**WHAT YOU NEED TO DO**: Give back, exactly as written, the lines from the beginning of the listing through the one that contains "import pandas as pd".
══════════
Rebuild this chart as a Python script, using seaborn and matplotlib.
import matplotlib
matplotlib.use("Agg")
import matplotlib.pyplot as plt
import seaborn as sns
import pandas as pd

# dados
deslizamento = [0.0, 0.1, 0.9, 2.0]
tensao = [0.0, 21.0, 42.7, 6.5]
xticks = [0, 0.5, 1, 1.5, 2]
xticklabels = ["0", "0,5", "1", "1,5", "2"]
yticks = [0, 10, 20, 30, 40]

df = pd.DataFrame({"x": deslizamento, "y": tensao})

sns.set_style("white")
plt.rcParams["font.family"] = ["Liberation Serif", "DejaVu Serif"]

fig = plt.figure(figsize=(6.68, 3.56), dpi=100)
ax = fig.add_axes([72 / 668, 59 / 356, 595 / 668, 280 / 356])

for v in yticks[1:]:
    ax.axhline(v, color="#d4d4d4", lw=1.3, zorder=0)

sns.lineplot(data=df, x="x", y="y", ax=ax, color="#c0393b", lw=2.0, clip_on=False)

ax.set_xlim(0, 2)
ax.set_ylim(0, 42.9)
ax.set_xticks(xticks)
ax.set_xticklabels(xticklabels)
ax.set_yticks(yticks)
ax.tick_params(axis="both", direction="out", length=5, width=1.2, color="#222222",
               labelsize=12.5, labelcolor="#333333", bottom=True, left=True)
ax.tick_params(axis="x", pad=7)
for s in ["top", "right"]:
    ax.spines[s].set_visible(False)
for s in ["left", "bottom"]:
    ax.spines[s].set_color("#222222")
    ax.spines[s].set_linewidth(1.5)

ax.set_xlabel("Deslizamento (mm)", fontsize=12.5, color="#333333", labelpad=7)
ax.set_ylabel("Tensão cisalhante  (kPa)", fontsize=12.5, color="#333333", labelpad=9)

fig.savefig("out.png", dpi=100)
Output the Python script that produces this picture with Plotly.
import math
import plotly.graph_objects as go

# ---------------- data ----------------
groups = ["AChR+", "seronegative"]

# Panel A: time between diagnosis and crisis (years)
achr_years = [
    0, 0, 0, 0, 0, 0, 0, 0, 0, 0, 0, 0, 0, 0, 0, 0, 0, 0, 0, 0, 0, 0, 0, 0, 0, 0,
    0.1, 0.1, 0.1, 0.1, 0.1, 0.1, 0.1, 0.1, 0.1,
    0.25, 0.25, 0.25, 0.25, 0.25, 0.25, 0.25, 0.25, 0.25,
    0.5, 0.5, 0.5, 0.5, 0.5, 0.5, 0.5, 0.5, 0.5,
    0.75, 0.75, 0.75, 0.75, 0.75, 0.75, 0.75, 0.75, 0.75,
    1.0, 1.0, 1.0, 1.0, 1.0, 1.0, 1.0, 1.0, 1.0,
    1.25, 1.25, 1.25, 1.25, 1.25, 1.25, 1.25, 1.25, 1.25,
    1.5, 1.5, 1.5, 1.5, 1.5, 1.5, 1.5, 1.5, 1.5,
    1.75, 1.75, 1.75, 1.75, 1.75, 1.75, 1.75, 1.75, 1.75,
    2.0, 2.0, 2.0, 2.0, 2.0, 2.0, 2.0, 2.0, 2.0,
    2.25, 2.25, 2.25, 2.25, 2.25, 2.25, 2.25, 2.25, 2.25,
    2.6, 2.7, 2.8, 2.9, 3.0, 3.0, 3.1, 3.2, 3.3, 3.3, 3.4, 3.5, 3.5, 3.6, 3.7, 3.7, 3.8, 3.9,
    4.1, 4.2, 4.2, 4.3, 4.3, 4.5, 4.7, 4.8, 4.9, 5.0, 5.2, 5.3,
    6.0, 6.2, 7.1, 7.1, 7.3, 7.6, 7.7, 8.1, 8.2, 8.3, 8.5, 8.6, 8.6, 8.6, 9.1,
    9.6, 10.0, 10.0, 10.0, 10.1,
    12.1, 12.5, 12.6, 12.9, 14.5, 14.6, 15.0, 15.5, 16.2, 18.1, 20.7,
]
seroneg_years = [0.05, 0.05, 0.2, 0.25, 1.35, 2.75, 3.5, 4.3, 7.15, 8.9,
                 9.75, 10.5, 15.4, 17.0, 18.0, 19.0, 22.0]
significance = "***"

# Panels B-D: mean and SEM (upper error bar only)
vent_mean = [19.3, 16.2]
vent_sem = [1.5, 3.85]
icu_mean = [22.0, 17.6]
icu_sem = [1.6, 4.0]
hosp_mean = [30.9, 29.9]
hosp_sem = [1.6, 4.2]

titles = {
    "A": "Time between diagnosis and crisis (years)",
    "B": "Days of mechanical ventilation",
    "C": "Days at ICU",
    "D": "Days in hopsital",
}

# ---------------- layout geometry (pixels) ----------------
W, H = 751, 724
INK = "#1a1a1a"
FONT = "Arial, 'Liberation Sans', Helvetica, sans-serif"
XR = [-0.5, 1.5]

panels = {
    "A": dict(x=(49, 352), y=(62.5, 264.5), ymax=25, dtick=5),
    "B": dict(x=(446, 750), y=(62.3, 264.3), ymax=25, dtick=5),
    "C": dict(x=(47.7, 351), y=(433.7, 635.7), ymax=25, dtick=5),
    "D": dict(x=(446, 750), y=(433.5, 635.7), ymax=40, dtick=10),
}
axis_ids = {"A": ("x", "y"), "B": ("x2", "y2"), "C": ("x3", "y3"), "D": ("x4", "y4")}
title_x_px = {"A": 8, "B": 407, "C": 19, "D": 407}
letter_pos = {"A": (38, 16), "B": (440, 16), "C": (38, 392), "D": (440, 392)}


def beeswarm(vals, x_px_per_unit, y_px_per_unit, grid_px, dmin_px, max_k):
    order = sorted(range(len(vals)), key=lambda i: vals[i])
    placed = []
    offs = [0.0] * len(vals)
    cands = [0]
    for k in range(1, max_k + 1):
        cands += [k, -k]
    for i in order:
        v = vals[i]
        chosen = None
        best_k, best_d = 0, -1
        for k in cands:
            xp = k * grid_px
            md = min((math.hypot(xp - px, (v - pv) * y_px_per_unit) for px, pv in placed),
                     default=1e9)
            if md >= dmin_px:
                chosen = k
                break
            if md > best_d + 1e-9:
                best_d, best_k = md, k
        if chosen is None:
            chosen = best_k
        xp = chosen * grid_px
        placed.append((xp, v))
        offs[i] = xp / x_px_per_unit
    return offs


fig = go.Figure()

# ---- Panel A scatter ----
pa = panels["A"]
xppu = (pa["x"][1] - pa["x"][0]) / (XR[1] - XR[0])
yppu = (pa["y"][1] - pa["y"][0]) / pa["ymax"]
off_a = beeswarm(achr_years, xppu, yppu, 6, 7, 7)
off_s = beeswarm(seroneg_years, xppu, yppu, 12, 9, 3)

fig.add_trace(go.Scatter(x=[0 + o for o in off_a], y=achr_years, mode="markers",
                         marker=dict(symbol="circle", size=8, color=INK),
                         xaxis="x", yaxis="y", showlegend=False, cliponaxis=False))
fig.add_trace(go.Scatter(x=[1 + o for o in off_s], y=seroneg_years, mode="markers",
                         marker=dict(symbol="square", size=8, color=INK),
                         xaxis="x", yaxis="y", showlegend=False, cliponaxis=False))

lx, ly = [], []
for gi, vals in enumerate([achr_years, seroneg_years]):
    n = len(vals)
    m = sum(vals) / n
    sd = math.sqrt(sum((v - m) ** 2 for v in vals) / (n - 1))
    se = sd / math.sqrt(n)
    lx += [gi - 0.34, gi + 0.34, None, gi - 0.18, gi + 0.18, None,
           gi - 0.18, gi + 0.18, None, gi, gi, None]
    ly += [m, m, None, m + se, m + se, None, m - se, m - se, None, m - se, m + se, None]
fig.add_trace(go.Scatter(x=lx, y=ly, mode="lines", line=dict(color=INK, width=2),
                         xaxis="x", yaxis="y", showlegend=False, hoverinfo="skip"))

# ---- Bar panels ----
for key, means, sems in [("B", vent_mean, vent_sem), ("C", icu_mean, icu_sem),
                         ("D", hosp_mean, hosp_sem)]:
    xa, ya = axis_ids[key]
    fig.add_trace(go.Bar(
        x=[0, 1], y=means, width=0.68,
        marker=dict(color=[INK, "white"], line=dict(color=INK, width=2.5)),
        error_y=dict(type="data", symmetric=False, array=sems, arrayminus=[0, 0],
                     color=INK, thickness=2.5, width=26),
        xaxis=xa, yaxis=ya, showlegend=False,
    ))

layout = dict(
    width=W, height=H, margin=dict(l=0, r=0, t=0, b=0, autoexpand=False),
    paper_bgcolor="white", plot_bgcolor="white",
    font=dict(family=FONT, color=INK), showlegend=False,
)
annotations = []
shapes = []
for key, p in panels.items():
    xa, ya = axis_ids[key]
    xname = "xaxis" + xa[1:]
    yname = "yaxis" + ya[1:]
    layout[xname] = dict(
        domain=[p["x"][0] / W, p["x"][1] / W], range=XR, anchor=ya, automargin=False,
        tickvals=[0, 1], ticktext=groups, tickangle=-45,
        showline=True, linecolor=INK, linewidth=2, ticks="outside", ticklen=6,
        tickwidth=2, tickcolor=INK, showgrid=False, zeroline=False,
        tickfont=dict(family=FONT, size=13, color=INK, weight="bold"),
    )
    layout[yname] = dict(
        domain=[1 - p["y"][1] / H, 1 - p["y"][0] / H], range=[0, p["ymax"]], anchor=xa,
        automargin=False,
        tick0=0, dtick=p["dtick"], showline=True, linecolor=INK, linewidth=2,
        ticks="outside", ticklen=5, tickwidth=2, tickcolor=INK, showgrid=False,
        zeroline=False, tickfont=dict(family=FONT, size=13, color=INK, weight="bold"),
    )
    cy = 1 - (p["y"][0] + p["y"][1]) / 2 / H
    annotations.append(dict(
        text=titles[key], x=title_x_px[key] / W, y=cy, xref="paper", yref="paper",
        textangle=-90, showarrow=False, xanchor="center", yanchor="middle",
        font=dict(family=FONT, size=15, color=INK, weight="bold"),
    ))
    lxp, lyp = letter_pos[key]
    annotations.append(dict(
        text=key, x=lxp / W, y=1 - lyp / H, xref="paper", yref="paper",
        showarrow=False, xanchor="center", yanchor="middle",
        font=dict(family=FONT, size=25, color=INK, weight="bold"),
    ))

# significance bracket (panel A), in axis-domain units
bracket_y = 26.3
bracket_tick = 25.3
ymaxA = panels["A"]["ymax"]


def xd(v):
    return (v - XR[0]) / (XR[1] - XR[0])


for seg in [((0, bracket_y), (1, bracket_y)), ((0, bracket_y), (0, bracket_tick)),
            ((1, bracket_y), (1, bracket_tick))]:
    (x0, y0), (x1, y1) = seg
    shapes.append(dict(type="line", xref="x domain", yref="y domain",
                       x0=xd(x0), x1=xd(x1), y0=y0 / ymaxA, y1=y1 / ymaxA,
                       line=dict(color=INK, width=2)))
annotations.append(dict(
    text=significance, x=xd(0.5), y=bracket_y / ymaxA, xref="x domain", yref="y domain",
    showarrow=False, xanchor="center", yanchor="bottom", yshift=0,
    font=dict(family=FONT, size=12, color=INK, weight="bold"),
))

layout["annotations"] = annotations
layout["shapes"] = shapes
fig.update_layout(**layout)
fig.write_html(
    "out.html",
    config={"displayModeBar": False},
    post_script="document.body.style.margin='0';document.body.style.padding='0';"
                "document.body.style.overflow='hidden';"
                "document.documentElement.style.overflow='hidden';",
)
══════════
**SOLUTION BELOW**:
Rebuild this chart as a Python script, using seaborn and matplotlib.
import matplotlib
matplotlib.use("Agg")
import matplotlib.pyplot as plt
import seaborn as sns
import pandas as pd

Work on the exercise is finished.